Joss House Bay, also known as Tai Miu Wan, is near the south end of Clear Water Bay Peninsula in Hong Kong. The Cantonese name Tai Miu Wan means "the bay of large temple" after the oldest Tin Hau Temple in Hong Kong. This is also a popular place for fishing enthusiasts.

==Tin Hau Temple==

The Tin Hau Temple was a large joss house built in 1266. It is the oldest and biggest Tin Hau Temple in Hong Kong so it is called the Big Temple. It is a Grade I Historic Building. The temple is located near Fat Tong Mun, the channel between the peninsula and Tung Lung Chau on the major channel along the sea route in the South China.

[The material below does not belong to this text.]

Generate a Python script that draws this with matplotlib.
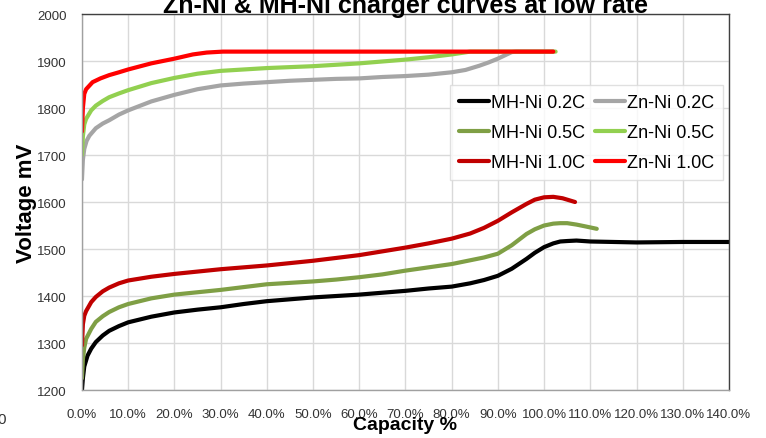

It was founded by the Lam family in former Po Kong in Kowloon.

==Rock inscription==
The rock inscription at Joss House Bay is a declared monument of Hong Kong since 1979. This inscription is dated to the Jiashu year of the Xianchun reign in the Southern Song dynasty (i.e. 1274 AD). It is the oldest dated inscription in Hong Kong, and records a visit by Yan Yizhang, an officer in charge of the salt administration, and a friend. It also gives the history of two temples, north and south of Joss House Bay.

==Transportation==
A regular green minibus (Route 16) operates between MTR Po Lam station Public Transport Interchange and Po Toi O. Visitors should alight at the Tai Miu Wan stop (near the entrance to Clearwater Bay Golf & Country Club) and walk for about 10 minutes down a flight of stairs to Joss House Bay, passing the rock inscription on the way down.

Every year during Tin Hau Festival, New World First Ferry operates a special ferry service between North Point and Joss House Bay for worshippers. This service is regulated by the Transport Department over two designated days: the day preceding the Tin Hau Festival and the day of the Tin Hau Festival. Both fast ferry and ordinary ferry services are provided. Thousands of worshippers typically use this service. A general summary of fares and departure times can be found on the Transport Department website.